Supply boom in cheaper renewables will seal end of fossil fuel era, says IEA

November 12, 2025

Renewables will grow faster than any major energy source in the next decade, according to the world’s energy watchdog, making the transition away from fossil fuels “inevitable”, despite a green backlash in the US and parts of Europe.

The world is expected to build more renewable energy projects in the next five years than has been rolled out over the last 40, according to the flagship annual report from the International Energy Agency (IEA).

The report shows that this increase in renewable energy could meet nearly all the world’s growing appetite for electricity, which is on track to rise by 40% over the next decade, fuelled by the growing demand for electric cars, heating, cooling and to power AI datacentres.

It also points to a “renaissance” for nuclear power, driven by major tech companies seeking a steady supply of low-carbon electricity to power their datacentres. The IEA has predicted that global investment in datacentres will reach $580bn in 2025, surpassing the $540bn being spent on global oil supply.

The rise in low-carbon electricity is expected to seal the transition away from the fossil fuel era, despite calls from the Trump administration to retreat from green investments in favour of drilling for oil and gas.

David Tong, a campaigner at Oil Change International, said the IEA’s report had confirmed that “no single country can stop the energy transition”. He called on world leaders gathered at Belém in Brazil for the UN’s Cop30 climate talks to reject “Donald Trump’s dystopian future” in favour of a “fast, fair, and funded fossil fuel phase-out”.

The IEA’s findings are expected to embolden leaders who plan to use the Cop30 talks to push for progress on reaching the global target to triple renewable energy by 2030 and transition away from fossil fuels, agreed to at Cop28 in Dubai.

The Paris-based agency has reportedly come under pressure from US Republicans to use its flagship report to present a more positive future for the fossil fuel industry than in previous forecasts. In response, the IEA reintroduced a scenario from previous reports that offers “a cautious perspective” on the speed of the energy transition.

Dave Jones, the chief analyst of Ember, a thinktank, said this scenario’s assumptions appeared to underestimate the rollout of electric vehicles (EVs), leading to higher forecasts for the consumption of oil than in the IEA’s central scenario. However, a rapid expansion of renewables was “inevitable”, he added.

“Renewables and electrification will dominate the future – and all fossil-importing nations will gain the most by embracing them,” he said.

The IEA found that in all of the scenarios it modelled that renewables would grow faster than any other major energy source, led by a surge in cheap solar power across regions including the Middle East and Asia, which have abundant sunshine.
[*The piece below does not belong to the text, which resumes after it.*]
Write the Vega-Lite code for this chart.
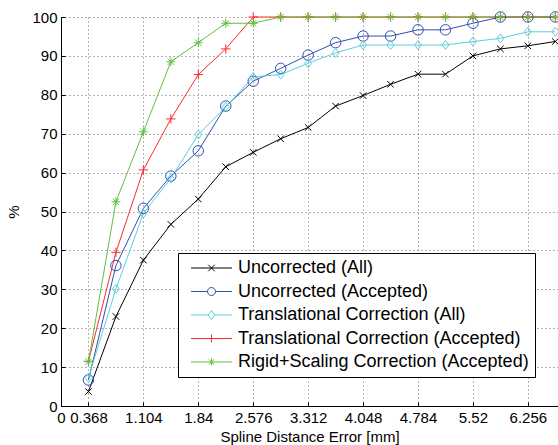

Trump’s decision to pull support for the US renewable energy sector means that in the IEA’s central scenario the US will have about 30% less solar power by 2035 than forecast in last year’s report. But at a global level renewables will continue their “rapid expansion”, it said.

Jones added: “There’s a revolution happening right now and it’s in renewables and electrification. The evidence on the ground is overwhelming – EV sales are taking off in many emerging countries, solar is permeating even through the Middle East.

“Fossil fuel importing countries are still reeling from the energy crisis and are trying to urgently reduce their reliance on expensive and insecure fossil fuels. The faster [transition] pathways offer a cheaper, more efficient and more secure energy system, while the slower pathways raise global temperatures and bloat energy demand with inefficient burning of fossil fuels.”

Mariana Paoli, the head of advocacy for Christian Aid, said wealthy nations should use Cop30 to commit to ending fossil fuel investment and boosting climate finance.

“The IEA’s report confirms what many climate-vulnerable communities have known for years: the fossil fuel era is ending but governments are still dragging their feet when it comes to building the clean energy systems that need to replace it. Oil and coal are peaking, renewables are surging, yet public money continues to flow into new fossil fuel projects that the IEA itself says we simply don’t need,” Paoli said.